Kalau kata dosen saya, " Orang boleh saja pintar tapi tanpa didukung oleh etika yang baik maka tidak ada gunanya dan tidak akan dihargai oleh orang lain. Sikap diri yang sopan dan santun kepada orang lain akan memberikan efek balik yang baik kepada diri. Orang lain akan menghormati dan menghargai kita " Contoh kecil adalah memanggil nama orang dengan panggilan yang baik seperti Mas, Mbak, Bapak, Ibu dan sebagainya kepada orang yang lebih tua, yang dihormati ataupun orang yang baru dikenal. Di Jogjalah saya mendapatkan hal-hal yang baik dan bekal saya untuk bisa bergaul dengan banyak orang.
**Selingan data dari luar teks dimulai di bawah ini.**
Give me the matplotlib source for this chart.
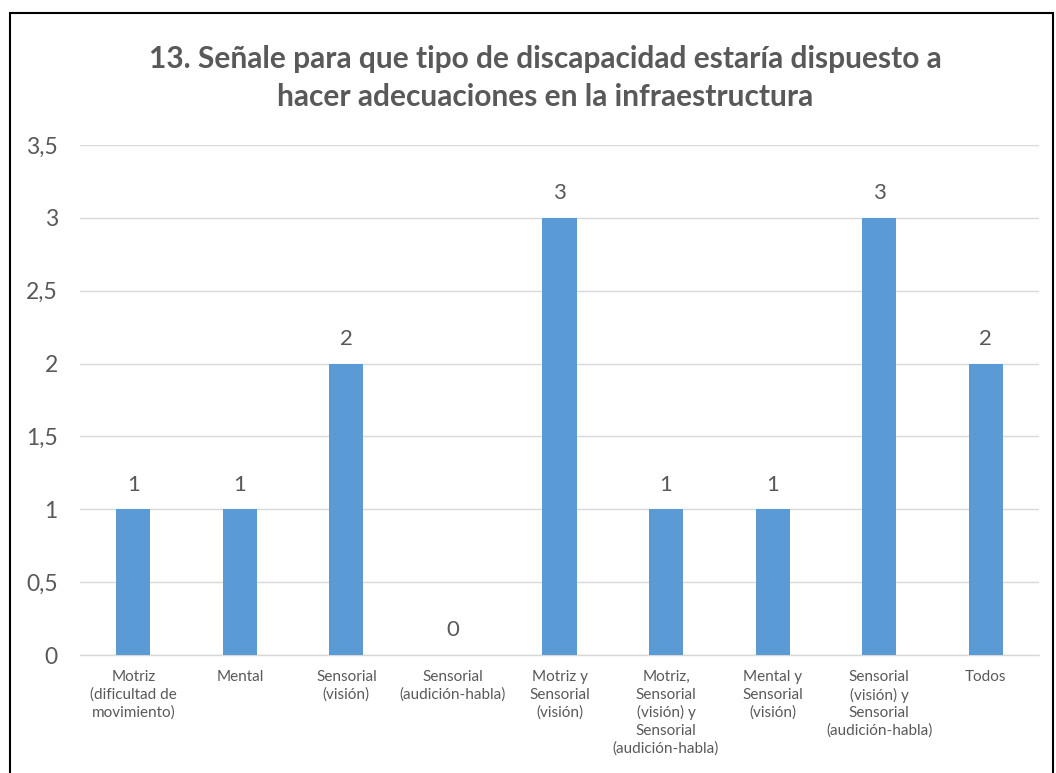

Masih banyak hal-hal kecil yang tidak saya sukai malah membuat saya menyukainya yang tidak bisa disebutkan satu persatu. Memang Tuhan Maha Mengetahui segala hal dan selalu memberikan yang terbaik untuk umat ciptaanNya. Maka itu saya selalu merenung (tafakur) untuk selalu menjaga pembicaraan walaupun berat tapi saya berusaha untuk menghindari pembicaraan yang menyinggung perasaan orang lain karena takut apa yang saya bicarakan malah berbalik ke diri saya.